====== RECORDED DATA ======
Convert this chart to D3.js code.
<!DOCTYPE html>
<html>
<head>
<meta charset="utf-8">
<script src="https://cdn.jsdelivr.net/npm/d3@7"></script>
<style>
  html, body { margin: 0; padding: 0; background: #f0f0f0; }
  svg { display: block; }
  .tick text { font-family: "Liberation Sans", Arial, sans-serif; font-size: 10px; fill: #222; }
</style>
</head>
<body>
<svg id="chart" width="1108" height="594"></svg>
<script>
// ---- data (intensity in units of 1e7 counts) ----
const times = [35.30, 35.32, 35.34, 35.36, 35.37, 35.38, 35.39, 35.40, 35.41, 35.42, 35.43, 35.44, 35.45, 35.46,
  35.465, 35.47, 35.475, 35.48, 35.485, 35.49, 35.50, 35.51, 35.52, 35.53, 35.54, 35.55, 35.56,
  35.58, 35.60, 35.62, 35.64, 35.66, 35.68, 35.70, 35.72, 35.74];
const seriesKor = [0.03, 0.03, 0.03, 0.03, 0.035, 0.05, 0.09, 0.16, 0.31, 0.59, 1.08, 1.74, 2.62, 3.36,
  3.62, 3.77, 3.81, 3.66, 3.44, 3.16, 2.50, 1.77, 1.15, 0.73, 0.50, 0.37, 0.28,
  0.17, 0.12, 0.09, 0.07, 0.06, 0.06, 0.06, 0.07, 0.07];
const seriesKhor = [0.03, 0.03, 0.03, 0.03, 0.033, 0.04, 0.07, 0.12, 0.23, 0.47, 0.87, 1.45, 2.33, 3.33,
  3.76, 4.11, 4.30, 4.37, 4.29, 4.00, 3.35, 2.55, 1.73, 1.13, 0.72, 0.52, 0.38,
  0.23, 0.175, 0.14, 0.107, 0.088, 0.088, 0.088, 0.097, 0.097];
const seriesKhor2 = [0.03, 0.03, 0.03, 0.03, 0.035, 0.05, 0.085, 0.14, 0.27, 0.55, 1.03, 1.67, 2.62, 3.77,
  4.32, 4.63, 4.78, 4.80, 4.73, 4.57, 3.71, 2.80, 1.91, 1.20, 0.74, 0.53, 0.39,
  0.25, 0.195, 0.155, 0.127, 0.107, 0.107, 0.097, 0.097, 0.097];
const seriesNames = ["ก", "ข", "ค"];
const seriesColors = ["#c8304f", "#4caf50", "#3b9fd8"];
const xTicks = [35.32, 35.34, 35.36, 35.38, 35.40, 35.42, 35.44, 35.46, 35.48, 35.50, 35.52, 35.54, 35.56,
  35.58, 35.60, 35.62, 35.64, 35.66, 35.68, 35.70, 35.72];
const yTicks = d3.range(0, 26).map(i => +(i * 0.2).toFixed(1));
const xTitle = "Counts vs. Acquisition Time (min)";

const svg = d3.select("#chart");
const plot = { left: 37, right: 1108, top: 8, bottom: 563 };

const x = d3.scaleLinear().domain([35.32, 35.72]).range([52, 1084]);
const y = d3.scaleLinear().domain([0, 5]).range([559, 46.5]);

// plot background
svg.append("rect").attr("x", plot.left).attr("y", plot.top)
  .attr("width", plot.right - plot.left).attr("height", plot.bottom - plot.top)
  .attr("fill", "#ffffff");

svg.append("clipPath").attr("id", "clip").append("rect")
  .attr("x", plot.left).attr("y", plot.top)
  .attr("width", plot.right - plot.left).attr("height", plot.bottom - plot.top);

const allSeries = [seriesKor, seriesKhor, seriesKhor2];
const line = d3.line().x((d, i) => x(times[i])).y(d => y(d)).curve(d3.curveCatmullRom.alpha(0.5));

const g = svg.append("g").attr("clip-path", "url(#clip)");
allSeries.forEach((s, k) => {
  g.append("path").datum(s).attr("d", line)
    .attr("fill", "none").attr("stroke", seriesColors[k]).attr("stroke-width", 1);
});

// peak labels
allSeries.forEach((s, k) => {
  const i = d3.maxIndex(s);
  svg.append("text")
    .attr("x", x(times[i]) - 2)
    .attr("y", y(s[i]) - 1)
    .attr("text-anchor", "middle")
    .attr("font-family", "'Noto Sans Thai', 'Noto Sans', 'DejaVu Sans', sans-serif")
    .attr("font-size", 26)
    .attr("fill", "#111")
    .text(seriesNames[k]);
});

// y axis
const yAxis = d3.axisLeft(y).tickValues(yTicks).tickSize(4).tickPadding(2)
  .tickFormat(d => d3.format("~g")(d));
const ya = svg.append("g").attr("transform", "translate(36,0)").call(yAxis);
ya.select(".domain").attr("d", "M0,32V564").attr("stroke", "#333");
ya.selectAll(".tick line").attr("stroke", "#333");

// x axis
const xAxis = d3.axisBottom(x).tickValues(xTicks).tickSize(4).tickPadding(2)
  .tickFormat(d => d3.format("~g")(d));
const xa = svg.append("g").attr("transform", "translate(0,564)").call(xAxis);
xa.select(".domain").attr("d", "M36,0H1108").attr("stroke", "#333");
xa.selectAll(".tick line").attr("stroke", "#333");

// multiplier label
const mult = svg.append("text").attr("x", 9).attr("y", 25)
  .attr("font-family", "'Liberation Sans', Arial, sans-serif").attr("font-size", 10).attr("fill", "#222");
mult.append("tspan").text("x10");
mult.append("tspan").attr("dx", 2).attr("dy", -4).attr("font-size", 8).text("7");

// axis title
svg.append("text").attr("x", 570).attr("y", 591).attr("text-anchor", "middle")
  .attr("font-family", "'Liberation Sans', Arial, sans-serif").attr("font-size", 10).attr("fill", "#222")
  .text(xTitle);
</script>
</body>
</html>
======
TASK BRIEF »
Each line of the material should be duplicated exactly, please.

SOLUTION FOR THIS EXERCISE »
Convert this chart to D3.js code.
<!DOCTYPE html>
<html>
<head>
<meta charset="utf-8">
<script src="https://cdn.jsdelivr.net/npm/d3@7"></script>
<style>
  html, body { margin: 0; padding: 0; background: #f0f0f0; }
  svg { display: block; }
  .tick text { font-family: "Liberation Sans", Arial, sans-serif; font-size: 10px; fill: #222; }
</style>
</head>
<body>
<svg id="chart" width="1108" height="594"></svg>
<script>
// ---- data (intensity in units of 1e7 counts) ----
const times = [35.30, 35.32, 35.34, 35.36, 35.37, 35.38, 35.39, 35.40, 35.41, 35.42, 35.43, 35.44, 35.45, 35.46,
  35.465, 35.47, 35.475, 35.48, 35.485, 35.49, 35.50, 35.51, 35.52, 35.53, 35.54, 35.55, 35.56,
  35.58, 35.60, 35.62, 35.64, 35.66, 35.68, 35.70, 35.72, 35.74];
const seriesKor = [0.03, 0.03, 0.03, 0.03, 0.035, 0.05, 0.09, 0.16, 0.31, 0.59, 1.08, 1.74, 2.62, 3.36,
  3.62, 3.77, 3.81, 3.66, 3.44, 3.16, 2.50, 1.77, 1.15, 0.73, 0.50, 0.37, 0.28,
  0.17, 0.12, 0.09, 0.07, 0.06, 0.06, 0.06, 0.07, 0.07];
const seriesKhor = [0.03, 0.03, 0.03, 0.03, 0.033, 0.04, 0.07, 0.12, 0.23, 0.47, 0.87, 1.45, 2.33, 3.33,
  3.76, 4.11, 4.30, 4.37, 4.29, 4.00, 3.35, 2.55, 1.73, 1.13, 0.72, 0.52, 0.38,
  0.23, 0.175, 0.14, 0.107, 0.088, 0.088, 0.088, 0.097, 0.097];
const seriesKhor2 = [0.03, 0.03, 0.03, 0.03, 0.035, 0.05, 0.085, 0.14, 0.27, 0.55, 1.03, 1.67, 2.62, 3.77,
  4.32, 4.63, 4.78, 4.80, 4.73, 4.57, 3.71, 2.80, 1.91, 1.20, 0.74, 0.53, 0.39,
  0.25, 0.195, 0.155, 0.127, 0.107, 0.107, 0.097, 0.097, 0.097];
const seriesNames = ["ก", "ข", "ค"];
const seriesColors = ["#c8304f", "#4caf50", "#3b9fd8"];
const xTicks = [35.32, 35.34, 35.36, 35.38, 35.40, 35.42, 35.44, 35.46, 35.48, 35.50, 35.52, 35.54, 35.56,
  35.58, 35.60, 35.62, 35.64, 35.66, 35.68, 35.70, 35.72];
const yTicks = d3.range(0, 26).map(i => +(i * 0.2).toFixed(1));
const xTitle = "Counts vs. Acquisition Time (min)";

const svg = d3.select("#chart");
const plot = { left: 37, right: 1108, top: 8, bottom: 563 };

const x = d3.scaleLinear().domain([35.32, 35.72]).range([52, 1084]);
const y = d3.scaleLinear().domain([0, 5]).range([559, 46.5]);

// plot background
svg.append("rect").attr("x", plot.left).attr("y", plot.top)
  .attr("width", plot.right - plot.left).attr("height", plot.bottom - plot.top)
  .attr("fill", "#ffffff");

svg.append("clipPath").attr("id", "clip").append("rect")
  .attr("x", plot.left).attr("y", plot.top)
  .attr("width", plot.right - plot.left).attr("height", plot.bottom - plot.top);

const allSeries = [seriesKor, seriesKhor, seriesKhor2];
const line = d3.line().x((d, i) => x(times[i])).y(d => y(d)).curve(d3.curveCatmullRom.alpha(0.5));

const g = svg.append("g").attr("clip-path", "url(#clip)");
allSeries.forEach((s, k) => {
  g.append("path").datum(s).attr("d", line)
    .attr("fill", "none").attr("stroke", seriesColors[k]).attr("stroke-width", 1);
});

// peak labels
allSeries.forEach((s, k) => {
  const i = d3.maxIndex(s);
  svg.append("text")
    .attr("x", x(times[i]) - 2)
    .attr("y", y(s[i]) - 1)
    .attr("text-anchor", "middle")
    .attr("font-family", "'Noto Sans Thai', 'Noto Sans', 'DejaVu Sans', sans-serif")
    .attr("font-size", 26)
    .attr("fill", "#111")
    .text(seriesNames[k]);
});

// y axis
const yAxis = d3.axisLeft(y).tickValues(yTicks).tickSize(4).tickPadding(2)
  .tickFormat(d => d3.format("~g")(d));
const ya = svg.append("g").attr("transform", "translate(36,0)").call(yAxis);
ya.select(".domain").attr("d", "M0,32V564").attr("stroke", "#333");
ya.selectAll(".tick line").attr("stroke", "#333");

// x axis
const xAxis = d3.axisBottom(x).tickValues(xTicks).tickSize(4).tickPadding(2)
  .tickFormat(d => d3.format("~g")(d));
const xa = svg.append("g").attr("transform", "translate(0,564)").call(xAxis);
xa.select(".domain").attr("d", "M36,0H1108").attr("stroke", "#333");
xa.selectAll(".tick line").attr("stroke", "#333");

// multiplier label
const mult = svg.append("text").attr("x", 9).attr("y", 25)
  .attr("font-family", "'Liberation Sans', Arial, sans-serif").attr("font-size", 10).attr("fill", "#222");
mult.append("tspan").text("x10");
mult.append("tspan").attr("dx", 2).attr("dy", -4).attr("font-size", 8).text("7");

// axis title
svg.append("text").attr("x", 570).attr("y", 591).attr("text-anchor", "middle")
  .attr("font-family", "'Liberation Sans', Arial, sans-serif").attr("font-size", 10).attr("fill", "#222")
  .text(xTitle);
</script>
</body>
</html>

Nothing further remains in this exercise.